The first and second factors are usually used in lawsuits regarding a restrictive covenant, which makes Judge Robinson’s decision so atypical. She instead determined that the agreement was not proper due to the third and fourth factor of determining the restrictive covenant’s validity.

A non compete covenant must be reasonable in light of the current business practices of the company. If a company allows competion, then the non compete agreement will be viewed with disfavor. Judge Robinson found that CDI occasionally “outsourced display and design work to other individuals and to other companies, with whom it competes without requiring that they execute any Non-compete,…Agreements …thereby giving them access to designs and plans.” Thus, the company

Further, the judge found that other salespeople joined and left the company without being required to sign any form of non-competes. The fact that principals at CDI did not require other employees or competitors to sign this agreement indicates that they did not believe that restrictive covenants were necessary. In addition, CDI had no specific trade secrets that the defendants took with them to the competitor. CDI’s client information was not secret. It was readily available through CDI’s website and other public venues. Because CDI had no secrets to safeguard, the court found the protections of the non-compete agreement unnecessary and thus, unreasonable. Although they might have learned certain aspects of the business from CDI, Laberge and Miller did not possess any protected knowledge of the company as it was known to multiple competitors.

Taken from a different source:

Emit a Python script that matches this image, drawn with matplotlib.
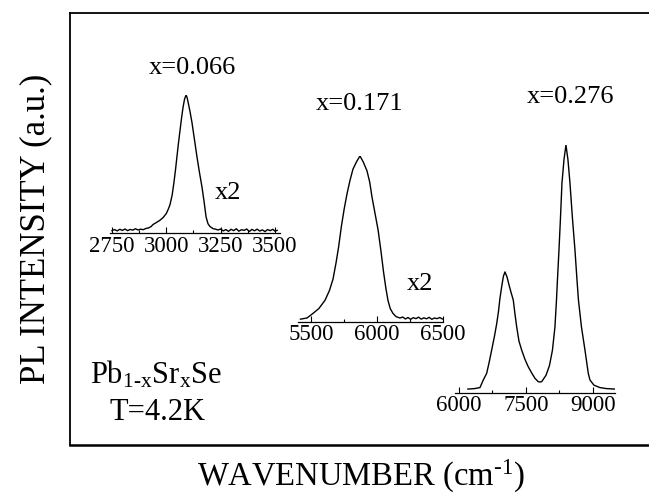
import matplotlib
matplotlib.use('Agg')
from matplotlib import pyplot as plt
from matplotlib.ticker import MultipleLocator

plt.rcParams['font.family'] = ['Liberation Serif', 'DejaVu Serif']
plt.rcParams['mathtext.fontset'] = 'custom'
plt.rcParams['mathtext.rm'] = 'Liberation Serif'
plt.rcParams['mathtext.it'] = 'Liberation Serif:italic'

# x=0.066 spectrum (wavenumber cm-1, PL intensity normalised)
wn_066 = [2750, 2762, 2774, 2786, 2798, 2810, 2822, 2834, 2846, 2858, 2870, 2882, 2894, 2906,
          2918, 2930, 2939, 2955, 2970, 2985, 3000, 3010, 3017, 3027, 3035, 3042, 3049, 3056,
          3063, 3070, 3077, 3084, 3091, 3096, 3100, 3109, 3118, 3130, 3141, 3152, 3164, 3174,
          3183, 3192, 3201, 3215, 3228, 3238, 3250, 3262, 3274, 3286, 3298, 3310, 3322, 3334,
          3346, 3358, 3370, 3382, 3394, 3406, 3418, 3430, 3442, 3454, 3466, 3478, 3490, 3500, 3510]
pl_066 = [0.010, 0.018, 0.008, 0.020, 0.012, 0.022, 0.010, 0.019, 0.014, 0.024, 0.015, 0.021, 0.017, 0.026,
          0.030, 0.040, 0.055, 0.070, 0.085, 0.105, 0.135, 0.17, 0.20, 0.27, 0.36, 0.45, 0.55, 0.65,
          0.74, 0.83, 0.91, 0.97, 1.0, 0.98, 0.95, 0.88, 0.80, 0.67, 0.55, 0.44, 0.33, 0.22,
          0.11, 0.06, 0.04, 0.025, 0.02, 0.015, 0.022, 0.008, 0.018, 0.005, 0.020, 0.010, 0.024, 0.006,
          0.017, 0.012, 0.022, 0.004, 0.019, 0.009, 0.021, 0.007, 0.016, 0.003, 0.018, 0.010, 0.020, 0.006, 0.012]

# x=0.171 spectrum
wn_171 = [5420, 5470, 5515, 5560, 5606, 5640, 5667, 5690, 5710, 5730, 5752, 5773, 5795, 5818, 5845,
          5871, 5895, 5924, 5945, 5962, 5985, 6008, 6030, 6050, 6068, 6083, 6100, 6121, 6145, 6174,
          6195, 6215, 6235, 6255, 6275, 6295, 6315, 6335, 6355, 6375, 6395, 6415, 6435, 6455, 6475, 6495]
pl_171 = [0.005, 0.012, 0.04, 0.07, 0.12, 0.18, 0.25, 0.35, 0.45, 0.57, 0.68, 0.77, 0.85, 0.92, 0.965,
          1.0, 0.965, 0.91, 0.84, 0.75, 0.65, 0.55, 0.42, 0.29, 0.19, 0.12, 0.07, 0.04, 0.02, 0.012,
          0.018, 0.006, 0.015, 0.004, 0.014, 0.008, 0.017, 0.005, 0.013, 0.007, 0.016, 0.004, 0.012, 0.008, 0.015, 0.006]

# x=0.276 spectrum (two peaks)
wn_276 = [6200, 6350, 6470, 6544, 6620, 6672, 6732, 6795, 6844, 6884, 6918, 6963, 6996, 7030, 7075,
          7119, 7164, 7216, 7254, 7292, 7343, 7404, 7478, 7551, 7634, 7701, 7775, 7813, 7851, 7948,
          8026, 8093, 8149, 8183, 8205, 8239, 8272, 8306, 8351, 8395, 8440, 8485, 8541, 8597, 8642,
          8675, 8742, 8821, 8895, 8933, 9022, 9156, 9300, 9492]
pl_276 = [0.004, 0.006, 0.010, 0.041, 0.068, 0.11, 0.163, 0.22, 0.27, 0.32, 0.375, 0.43, 0.465, 0.482, 0.462,
          0.43, 0.40, 0.367, 0.31, 0.258, 0.20, 0.163, 0.125, 0.095, 0.068, 0.048, 0.034, 0.033, 0.034, 0.06,
          0.10, 0.163, 0.258, 0.367, 0.45, 0.571, 0.70, 0.845, 0.94, 1.0, 0.94, 0.845, 0.70, 0.571, 0.45,
          0.367, 0.258, 0.163, 0.068, 0.041, 0.02, 0.01, 0.006, 0.004]

W, H = 649, 498


def px_rect(x0, y_top, x1, y_bot):
    return [x0 / W, 1 - y_bot / H, (x1 - x0) / W, (y_bot - y_top) / H]


fig = plt.figure(figsize=(W / 100, H / 100), dpi=100)

# outer frame
frame = fig.add_axes(px_rect(70, 13, 652, 445))
frame.set_xticks([])
frame.set_yticks([])
for s in frame.spines.values():
    s.set_linewidth(1.3)
frame.spines['bottom'].set_linewidth(1.8)
frame.spines['right'].set_visible(False)
frame.set_xlabel(r'WAVENUMBER (cm$^{\mathrm{\text{-}1}}$)', fontsize=23.5, labelpad=9)
frame.set_ylabel('PL INTENSITY (a.u.)', fontsize=25, labelpad=13)


def inset(rect, wn, pl, xlim, major, minor):
    ax = fig.add_axes(rect)
    ax.patch.set_alpha(0)
    ax.plot(wn, pl, color='black', lw=1.0)
    ax.set_xlim(xlim)
    ax.set_ylim(-0.01, 1.0)
    for s in ['top', 'right', 'left']:
        ax.spines[s].set_visible(False)
    ax.spines['bottom'].set_linewidth(0.9)
    ax.set_yticks([])
    ax.xaxis.set_major_locator(MultipleLocator(major))
    ax.xaxis.set_minor_locator(MultipleLocator(minor))
    ax.tick_params(axis='x', which='major', direction='in', length=4, width=0.8, labelsize=16.5, pad=2)
    ax.tick_params(axis='x', which='minor', direction='in', length=2.5, width=0.8)
    return ax


inset(px_rect(109.8, 95, 280.4, 233.4), wn_066, pl_066, (2740, 3525), 250, 125)
inset(px_rect(297.8, 156, 443, 321.6), wn_171, pl_171, (5400, 6500), 500, 250)
inset(px_rect(454.5, 145, 615.3, 392.5), wn_276, pl_276, (5900, 9500), 1500, 750)

fig.text(192 / W, 1 - 68 / H, 'x=0.066', fontsize=19, ha='center', va='center')
fig.text(228 / W, 1 - 193 / H, 'x2', fontsize=19, ha='center', va='center')
fig.text(360 / W, 1 - 104 / H, 'x=0.171', fontsize=19, ha='center', va='center')
fig.text(420 / W, 1 - 284 / H, 'x2', fontsize=19, ha='center', va='center')
fig.text(571 / W, 1 - 97 / H, 'x=0.276', fontsize=19, ha='center', va='center')

fig.text(90 / W, 1 - 375 / H, r'Pb$_{\mathrm{1\text{-}x}}$Sr$_{\mathrm{x}}$Se', fontsize=22, ha='left', va='center')
fig.text(110 / W, 1 - 412 / H, 'T=4.2K', fontsize=22, ha='left', va='center')

fig.savefig('out.png', dpi=100)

The court also found that the covenant impeded the employees’ chances of finding another occupation in the same field. “The test for reasonableness is not whether the defendants would be able to make a living in other ways, or in other occupations, but whether or not the [covenant] as drafted and applied would unfairly restrain their ’opportunity’ to pursue their occupation.” The ban against working in any area the employees were involved in at CDI, along with the restriction against working with a previous CDI client, effectively keeps the defendants out of the portable display industry all together.

So what does this mean for employees? If the non-compete looks like it is a blanket prohibition against working in the same market and your employer’s business is not highly confidential, tell your employer that the agreement may not be enforceable and refer to the facts in this article.